On Friday, December 2nd, the Sociology department’s Race and Ethnicity research cluster met for the final discussion of the semester.  Lady Adjepong, a first year student and Kate Averett, in her second year, presented papers in progress as part of the group’s goal to create a space where students can work through theoretical ideas about race and how race intersects with gender, sexuality, and class.  Lady Adjepong’s paper, “Black Female Masculinities,” grappled with the way black women who perform masculinity fit into discourses of gender and gender non-conformity.  Adjepong is critical of previous research on female masculinities that describes a return to masculinity as male bodied.  Because cultural stereotypes already align black women as closer to masculinity and thus further from femininity than white women, discussions of black female masculinity tend to reify traditional norms regarding racialized notions of beauty and gender.
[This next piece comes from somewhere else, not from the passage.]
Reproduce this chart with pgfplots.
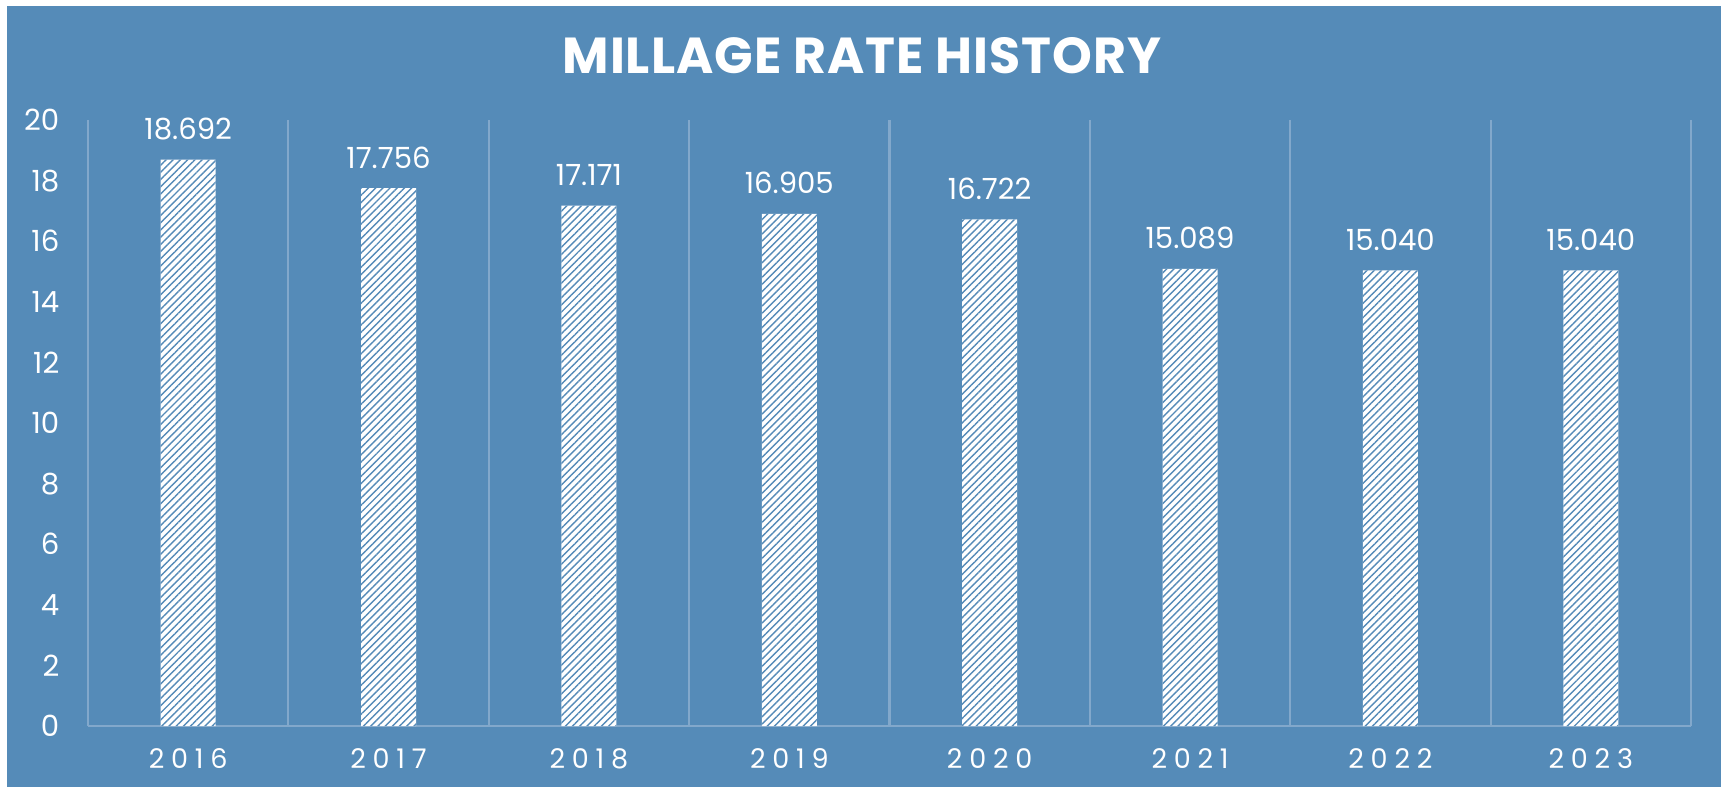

Kate Averett’s paper, “The Anxious Public: Disruptive Bodies, Troubled Spaces, and Anxious Response,” discussed the anxious public response that followed Bobby Montoya’s wish to join the Girl Scouts of Colorado.  Bobby, a seven year old whose assigned sex was boy but who identifies socially as a girl, was denied entry into the Girl Scout program in the fall of 2011 because he “had boy parts.”  Averett analyzed news websites that reported the story, as well as the comments that were posted in response to the news reports and found a pattern of sensationalism in the reporting and gender anxiety on the side of the public.  Averett argued that because spaces coincide with a somatic norm, when bodies that don’t fit that norm attempt to inhabit those spaces, the response is characterized by anxiety and terror.  The co-construction of bodies and spaces maintains the masculinity/femininity binary, and disruptions to the boundary threaten to destabilize the identities of individuals.  But more than this, Averett argues, the Girl Scouts’ historical role in shoring up American values means that the separation of the sexes/genders is part of the construction of a national identity. Thus, individual gender anxieties become national gender anxieties.  Questions for further discussion to Adjepong’s paper include how we can theorize gender presentations without returning to traits or characteristics embedded in the body, and how Sojourner Truth’s “Ain’t I a Woman” speech might inform contemporary discussions of the intersection of race and gender.  Questions for further discussion to Averett’s paper include to what extent “strange” bodies in spaces are required to construct somatic norms, how much anxiety around identity and Girl Scouts is a future oriented fear, and how Bobby Montoya’s racial identity contributes to the anxiety her presence produces.